**Task requirements:**
Take the lines from the top down to and including the one with "1.154, 1.161, 1.169, 1.178, 1.187, 1.198]" and repeat them exactly. Omit images.

**Information supplied:**

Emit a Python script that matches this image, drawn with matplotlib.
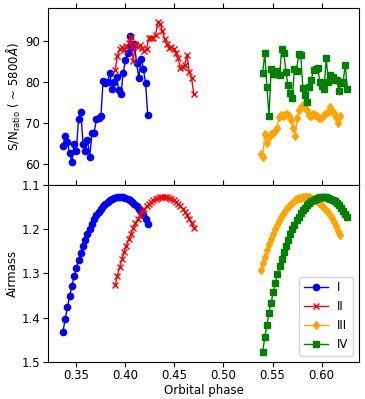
import matplotlib
matplotlib.use("Agg")
import matplotlib.pyplot as plt

# Orbital phase of each exposure
phase_I = [0.3365, 0.3388, 0.3410, 0.3433, 0.3456, 0.3479, 0.3501, 0.3524, 0.3547, 0.3570,
           0.3592, 0.3615, 0.3638, 0.3661, 0.3683, 0.3706, 0.3729, 0.3752, 0.3774, 0.3797,
           0.3820, 0.3843, 0.3865, 0.3888, 0.3911, 0.3934, 0.3956, 0.3979, 0.4002, 0.4025,
           0.4047, 0.4070, 0.4093, 0.4116, 0.4138, 0.4161, 0.4184, 0.4207, 0.4229]
snr_I = [64.6, 66.9, 65.4, 62.8, 60.6, 65.0, 63.2, 71.1, 72.8, 65.0,
         63.2, 65.9, 61.9, 67.6, 67.7, 71.1, 71.3, 71.8, 80.4, 79.8,
         80.1, 82.3, 78.3, 80.1, 81.2, 78.1, 77.1, 82.3, 85.4, 87.2,
         91.3, 88.7, 89.3, 84.6, 81.0, 85.8, 83.2, 79.8, 72.0]
airmass_I = [1.433, 1.403, 1.377, 1.352, 1.329, 1.307, 1.288, 1.270, 1.253, 1.237,
             1.224, 1.211, 1.199, 1.188, 1.178, 1.169, 1.161, 1.154, 1.148, 1.143,
             1.138, 1.135, 1.132, 1.129, 1.128, 1.127, 1.127, 1.128, 1.129, 1.132,
             1.135, 1.138, 1.143, 1.148, 1.154, 1.161, 1.169, 1.178, 1.188]

phase_II = [0.3897, 0.3920, 0.3943, 0.3966, 0.3989, 0.4011, 0.4034, 0.4057, 0.4080, 0.4103,
            0.4126, 0.4149, 0.4172, 0.4195, 0.4217, 0.4240, 0.4263, 0.4286, 0.4309, 0.4332,
            0.4355, 0.4378, 0.4401, 0.4423, 0.4446, 0.4469, 0.4492, 0.4515, 0.4538, 0.4561,
            0.4584, 0.4607, 0.4630, 0.4652, 0.4675, 0.4698]
snr_II = [83.0, 86.5, 88.0, 88.5, 87.8, 88.8, 89.5, 91.0, 85.2, 89.3,
          88.5, 89.0, 88.3, 87.6, 88.0, 90.7, 90.8, 90.9, 91.6, 94.7,
          94.3, 92.5, 90.5, 89.3, 88.3, 88.6, 88.2, 87.1, 86.0, 83.4,
          83.8, 84.3, 86.6, 82.6, 81.0, 77.2]
airmass_II = [1.326, 1.305, 1.286, 1.268, 1.251, 1.237, 1.223, 1.210, 1.198, 1.187,
              1.178, 1.169, 1.161, 1.154, 1.148, 1.143, 1.138, 1.134, 1.131, 1.129,
              1.128, 1.127, 1.127, 1.128, 1.129, 1.131, 1.134, 1.138, 1.143, 1.148,
              1.154, 1.161, 1.169, 1.178, 1.187, 1.198]

phase_III = [0.5379, 0.5400, 0.5420, 0.5441, 0.5461, 0.5482, 0.5503, 0.5523, 0.5544, 0.5565,
             0.5585, 0.5606, 0.5626, 0.5647, 0.5668, 0.5688, 0.5709, 0.5730, 0.5750, 0.5771,
             0.5791, 0.5812, 0.5833, 0.5853, 0.5874, 0.5895, 0.5915, 0.5936, 0.5956, 0.5977,
             0.5998, 0.6018, 0.6039, 0.6060, 0.6080, 0.6101, 0.6121, 0.6142, 0.6163, 0.6183]
snr_III = [62.5, 61.8, 67.3, 65.2, 66.8, 67.3, 67.6, 68.1, 68.8, 71.5,
           72.0, 71.7, 72.1, 72.2, 71.9, 70.8, 69.0, 67.0, 71.2, 73.3,
           74.0, 74.6, 73.8, 73.2, 72.0, 71.8, 72.4, 72.0, 71.7, 71.4,
           71.2, 71.8, 72.2, 72.8, 74.1, 73.0, 72.6, 71.6, 70.2, 71.8]
airmass_III = [1.293, 1.276, 1.262, 1.247, 1.234, 1.222, 1.210, 1.200, 1.190, 1.181,
               1.173, 1.166, 1.159, 1.153, 1.148, 1.143, 1.139, 1.135, 1.132, 1.130,
               1.129, 1.128, 1.127, 1.127, 1.128, 1.129, 1.131, 1.133, 1.136, 1.140,
               1.144, 1.149, 1.155, 1.161, 1.168, 1.175, 1.183, 1.193, 1.203, 1.213]

phase_IV = [0.5399, 0.5421, 0.5442, 0.5464, 0.5485, 0.5507, 0.5528, 0.5550, 0.5572, 0.5593,
            0.5615, 0.5636, 0.5658, 0.5679, 0.5701, 0.5723, 0.5744, 0.5766, 0.5787, 0.5809,
            0.5830, 0.5852, 0.5874, 0.5895, 0.5917, 0.5938, 0.5960, 0.5981, 0.6003, 0.6025,
            0.6046, 0.6068, 0.6089, 0.6111, 0.6132, 0.6154, 0.6176, 0.6197, 0.6219, 0.6240,
            0.6262]
snr_IV = [82.3, 87.1, 78.9, 71.9, 83.2, 82.0, 82.0, 82.8, 81.7, 88.0,
          87.2, 82.5, 79.3, 77.3, 76.3, 83.2, 82.8, 86.9, 86.6, 78.5,
          76.9, 75.2, 78.9, 80.6, 83.0, 83.2, 83.6, 80.1, 79.1, 78.3,
          85.9, 80.1, 81.9, 81.2, 80.6, 80.6, 77.8, 79.8, 80.1, 84.3,
          78.3]
airmass_IV = [1.477, 1.445, 1.417, 1.390, 1.366, 1.343, 1.322, 1.302, 1.284, 1.267,
              1.251, 1.237, 1.224, 1.212, 1.200, 1.190, 1.180, 1.172, 1.164, 1.157,
              1.151, 1.145, 1.141, 1.137, 1.133, 1.131, 1.129, 1.128, 1.127, 1.127,
              1.128, 1.129, 1.131, 1.134, 1.137, 1.141, 1.146, 1.152, 1.158, 1.165,
              1.173]

labels = ["I", "II", "III", "IV"]
colors = ["blue", "red", "orange", "green"]
markers = ["o", "x", "d", "s"]
phases = [phase_I, phase_II, phase_III, phase_IV]
snrs = [snr_I, snr_II, snr_III, snr_IV]
airmasses = [airmass_I, airmass_II, airmass_III, airmass_IV]

plt.rcParams["font.size"] = 8.5

fig = plt.figure(figsize=(3.65, 3.99), dpi=100)
ax1 = fig.add_axes([0.1315, 0.5363, 0.852, 0.4437])
ax2 = fig.add_axes([0.1315, 0.0935, 0.852, 0.4428], sharex=ax1)

for ph, sn, am, lab, col, mk in zip(phases, snrs, airmasses, labels, colors, markers):
    ax1.plot(ph, sn, marker=mk, color=col, markersize=4.5, linewidth=1)
    ax2.plot(ph, am, marker=mk, color=col, markersize=4.5, linewidth=1, label=lab)

ax1.set_xlim(0.3213, 0.638)
ax1.set_ylim(55.0, 98.1)
ax1.set_yticks([60, 70, 80, 90])
ax1.set_ylabel(r"S/N$_{\rm ratio}$ ( ~ 5800$\AA$)", labelpad=2)
ax1.tick_params(axis="x", top=True, bottom=False, labelbottom=False, direction="out")
ax1.tick_params(axis="y", pad=2)

ax2.set_ylim(1.5, 1.1)
ax2.set_yticks([1.1, 1.2, 1.3, 1.4, 1.5])
ax2.set_xticks([0.35, 0.40, 0.45, 0.50, 0.55, 0.60])
ax2.set_ylabel("Airmass", labelpad=2)
ax2.set_xlabel("Orbital phase", labelpad=1)
ax2.tick_params(axis="x", top=True, bottom=True, direction="out", pad=2)
ax2.tick_params(axis="y", pad=2)

ax2.legend(loc="lower right", fontsize=8.5)

fig.savefig("out.png", dpi=100)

**Response to the task:**
Emit a Python script that matches this image, drawn with matplotlib.
import matplotlib
matplotlib.use("Agg")
import matplotlib.pyplot as plt

# Orbital phase of each exposure
phase_I = [0.3365, 0.3388, 0.3410, 0.3433, 0.3456, 0.3479, 0.3501, 0.3524, 0.3547, 0.3570,
           0.3592, 0.3615, 0.3638, 0.3661, 0.3683, 0.3706, 0.3729, 0.3752, 0.3774, 0.3797,
           0.3820, 0.3843, 0.3865, 0.3888, 0.3911, 0.3934, 0.3956, 0.3979, 0.4002, 0.4025,
           0.4047, 0.4070, 0.4093, 0.4116, 0.4138, 0.4161, 0.4184, 0.4207, 0.4229]
snr_I = [64.6, 66.9, 65.4, 62.8, 60.6, 65.0, 63.2, 71.1, 72.8, 65.0,
         63.2, 65.9, 61.9, 67.6, 67.7, 71.1, 71.3, 71.8, 80.4, 79.8,
         80.1, 82.3, 78.3, 80.1, 81.2, 78.1, 77.1, 82.3, 85.4, 87.2,
         91.3, 88.7, 89.3, 84.6, 81.0, 85.8, 83.2, 79.8, 72.0]
airmass_I = [1.433, 1.403, 1.377, 1.352, 1.329, 1.307, 1.288, 1.270, 1.253, 1.237,
             1.224, 1.211, 1.199, 1.188, 1.178, 1.169, 1.161, 1.154, 1.148, 1.143,
             1.138, 1.135, 1.132, 1.129, 1.128, 1.127, 1.127, 1.128, 1.129, 1.132,
             1.135, 1.138, 1.143, 1.148, 1.154, 1.161, 1.169, 1.178, 1.188]

phase_II = [0.3897, 0.3920, 0.3943, 0.3966, 0.3989, 0.4011, 0.4034, 0.4057, 0.4080, 0.4103,
            0.4126, 0.4149, 0.4172, 0.4195, 0.4217, 0.4240, 0.4263, 0.4286, 0.4309, 0.4332,
            0.4355, 0.4378, 0.4401, 0.4423, 0.4446, 0.4469, 0.4492, 0.4515, 0.4538, 0.4561,
            0.4584, 0.4607, 0.4630, 0.4652, 0.4675, 0.4698]
snr_II = [83.0, 86.5, 88.0, 88.5, 87.8, 88.8, 89.5, 91.0, 85.2, 89.3,
          88.5, 89.0, 88.3, 87.6, 88.0, 90.7, 90.8, 90.9, 91.6, 94.7,
          94.3, 92.5, 90.5, 89.3, 88.3, 88.6, 88.2, 87.1, 86.0, 83.4,
          83.8, 84.3, 86.6, 82.6, 81.0, 77.2]
airmass_II = [1.326, 1.305, 1.286, 1.268, 1.251, 1.237, 1.223, 1.210, 1.198, 1.187,
              1.178, 1.169, 1.161, 1.154, 1.148, 1.143, 1.138, 1.134, 1.131, 1.129,
              1.128, 1.127, 1.127, 1.128, 1.129, 1.131, 1.134, 1.138, 1.143, 1.148,
              1.154, 1.161, 1.169, 1.178, 1.187, 1.198]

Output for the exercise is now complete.